- [Supplied material]
※ ※ ※

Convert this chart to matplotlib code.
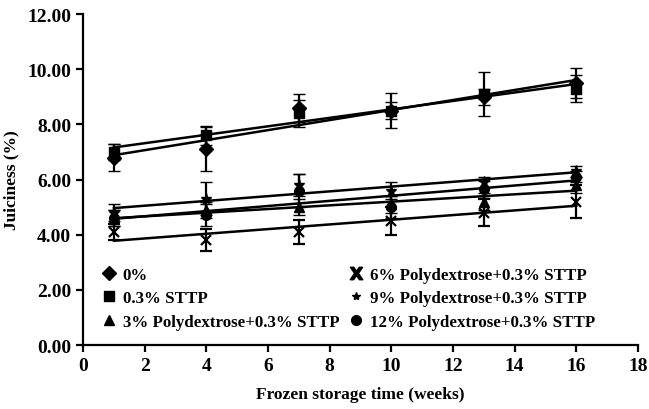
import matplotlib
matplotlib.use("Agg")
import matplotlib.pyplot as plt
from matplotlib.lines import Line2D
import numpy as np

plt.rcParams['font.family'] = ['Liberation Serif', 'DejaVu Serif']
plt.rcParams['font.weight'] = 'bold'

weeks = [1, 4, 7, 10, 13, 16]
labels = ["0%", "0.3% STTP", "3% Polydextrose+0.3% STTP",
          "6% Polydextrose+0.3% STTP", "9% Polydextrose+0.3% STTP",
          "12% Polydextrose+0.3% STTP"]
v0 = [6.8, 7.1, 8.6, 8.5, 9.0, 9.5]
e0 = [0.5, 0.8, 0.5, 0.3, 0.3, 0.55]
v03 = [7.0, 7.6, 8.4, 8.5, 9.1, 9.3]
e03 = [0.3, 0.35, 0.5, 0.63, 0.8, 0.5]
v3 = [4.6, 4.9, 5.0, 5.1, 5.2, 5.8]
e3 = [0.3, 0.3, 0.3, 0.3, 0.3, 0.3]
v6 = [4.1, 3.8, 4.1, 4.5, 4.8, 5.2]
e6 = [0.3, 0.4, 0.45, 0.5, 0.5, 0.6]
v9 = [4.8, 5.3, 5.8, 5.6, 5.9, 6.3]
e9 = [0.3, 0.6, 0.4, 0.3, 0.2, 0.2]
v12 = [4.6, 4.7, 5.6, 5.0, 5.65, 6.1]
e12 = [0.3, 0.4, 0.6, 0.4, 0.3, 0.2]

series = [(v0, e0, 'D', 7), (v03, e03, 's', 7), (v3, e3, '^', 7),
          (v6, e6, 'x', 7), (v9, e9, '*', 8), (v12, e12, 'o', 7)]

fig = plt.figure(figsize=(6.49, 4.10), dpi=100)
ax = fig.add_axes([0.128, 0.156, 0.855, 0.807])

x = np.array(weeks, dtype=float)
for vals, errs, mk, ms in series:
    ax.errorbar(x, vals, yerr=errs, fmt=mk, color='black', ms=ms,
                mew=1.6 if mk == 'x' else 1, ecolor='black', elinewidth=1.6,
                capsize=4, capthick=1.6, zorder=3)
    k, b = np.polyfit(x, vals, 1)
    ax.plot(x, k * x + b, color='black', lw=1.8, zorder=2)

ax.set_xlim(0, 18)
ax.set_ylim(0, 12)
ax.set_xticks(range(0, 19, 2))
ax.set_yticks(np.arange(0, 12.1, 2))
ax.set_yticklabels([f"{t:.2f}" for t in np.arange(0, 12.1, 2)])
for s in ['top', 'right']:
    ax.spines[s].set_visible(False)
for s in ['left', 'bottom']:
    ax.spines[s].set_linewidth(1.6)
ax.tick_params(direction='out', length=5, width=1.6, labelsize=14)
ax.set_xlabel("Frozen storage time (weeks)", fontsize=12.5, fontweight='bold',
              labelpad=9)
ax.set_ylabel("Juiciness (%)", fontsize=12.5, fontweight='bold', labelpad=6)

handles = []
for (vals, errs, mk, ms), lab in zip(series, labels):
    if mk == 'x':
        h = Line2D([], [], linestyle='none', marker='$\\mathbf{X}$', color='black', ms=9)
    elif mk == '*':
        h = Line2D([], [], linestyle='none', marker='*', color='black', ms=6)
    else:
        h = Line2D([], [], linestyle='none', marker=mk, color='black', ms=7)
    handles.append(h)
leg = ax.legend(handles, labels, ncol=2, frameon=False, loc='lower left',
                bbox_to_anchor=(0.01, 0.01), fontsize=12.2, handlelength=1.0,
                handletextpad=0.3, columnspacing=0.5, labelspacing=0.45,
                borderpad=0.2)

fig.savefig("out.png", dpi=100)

※ ※ ※

- [Problem description] Write out the listing above exactly as it stands, pictures excluded.

- [Result below]
Convert this chart to matplotlib code.
import matplotlib
matplotlib.use("Agg")
import matplotlib.pyplot as plt
from matplotlib.lines import Line2D
import numpy as np

plt.rcParams['font.family'] = ['Liberation Serif', 'DejaVu Serif']
plt.rcParams['font.weight'] = 'bold'

weeks = [1, 4, 7, 10, 13, 16]
labels = ["0%", "0.3% STTP", "3% Polydextrose+0.3% STTP",
          "6% Polydextrose+0.3% STTP", "9% Polydextrose+0.3% STTP",
          "12% Polydextrose+0.3% STTP"]
v0 = [6.8, 7.1, 8.6, 8.5, 9.0, 9.5]
e0 = [0.5, 0.8, 0.5, 0.3, 0.3, 0.55]
v03 = [7.0, 7.6, 8.4, 8.5, 9.1, 9.3]
e03 = [0.3, 0.35, 0.5, 0.63, 0.8, 0.5]
v3 = [4.6, 4.9, 5.0, 5.1, 5.2, 5.8]
e3 = [0.3, 0.3, 0.3, 0.3, 0.3, 0.3]
v6 = [4.1, 3.8, 4.1, 4.5, 4.8, 5.2]
e6 = [0.3, 0.4, 0.45, 0.5, 0.5, 0.6]
v9 = [4.8, 5.3, 5.8, 5.6, 5.9, 6.3]
e9 = [0.3, 0.6, 0.4, 0.3, 0.2, 0.2]
v12 = [4.6, 4.7, 5.6, 5.0, 5.65, 6.1]
e12 = [0.3, 0.4, 0.6, 0.4, 0.3, 0.2]

series = [(v0, e0, 'D', 7), (v03, e03, 's', 7), (v3, e3, '^', 7),
          (v6, e6, 'x', 7), (v9, e9, '*', 8), (v12, e12, 'o', 7)]

fig = plt.figure(figsize=(6.49, 4.10), dpi=100)
ax = fig.add_axes([0.128, 0.156, 0.855, 0.807])

x = np.array(weeks, dtype=float)
for vals, errs, mk, ms in series:
    ax.errorbar(x, vals, yerr=errs, fmt=mk, color='black', ms=ms,
                mew=1.6 if mk == 'x' else 1, ecolor='black', elinewidth=1.6,
                capsize=4, capthick=1.6, zorder=3)
    k, b = np.polyfit(x, vals, 1)
    ax.plot(x, k * x + b, color='black', lw=1.8, zorder=2)

ax.set_xlim(0, 18)
ax.set_ylim(0, 12)
ax.set_xticks(range(0, 19, 2))
ax.set_yticks(np.arange(0, 12.1, 2))
ax.set_yticklabels([f"{t:.2f}" for t in np.arange(0, 12.1, 2)])
for s in ['top', 'right']:
    ax.spines[s].set_visible(False)
for s in ['left', 'bottom']:
    ax.spines[s].set_linewidth(1.6)
ax.tick_params(direction='out', length=5, width=1.6, labelsize=14)
ax.set_xlabel("Frozen storage time (weeks)", fontsize=12.5, fontweight='bold',
              labelpad=9)
ax.set_ylabel("Juiciness (%)", fontsize=12.5, fontweight='bold', labelpad=6)

handles = []
for (vals, errs, mk, ms), lab in zip(series, labels):
    if mk == 'x':
        h = Line2D([], [], linestyle='none', marker='$\\mathbf{X}$', color='black', ms=9)
    elif mk == '*':
        h = Line2D([], [], linestyle='none', marker='*', color='black', ms=6)
    else:
        h = Line2D([], [], linestyle='none', marker=mk, color='black', ms=7)
    handles.append(h)
leg = ax.legend(handles, labels, ncol=2, frameon=False, loc='lower left',
                bbox_to_anchor=(0.01, 0.01), fontsize=12.2, handlelength=1.0,
                handletextpad=0.3, columnspacing=0.5, labelspacing=0.45,
                borderpad=0.2)

fig.savefig("out.png", dpi=100)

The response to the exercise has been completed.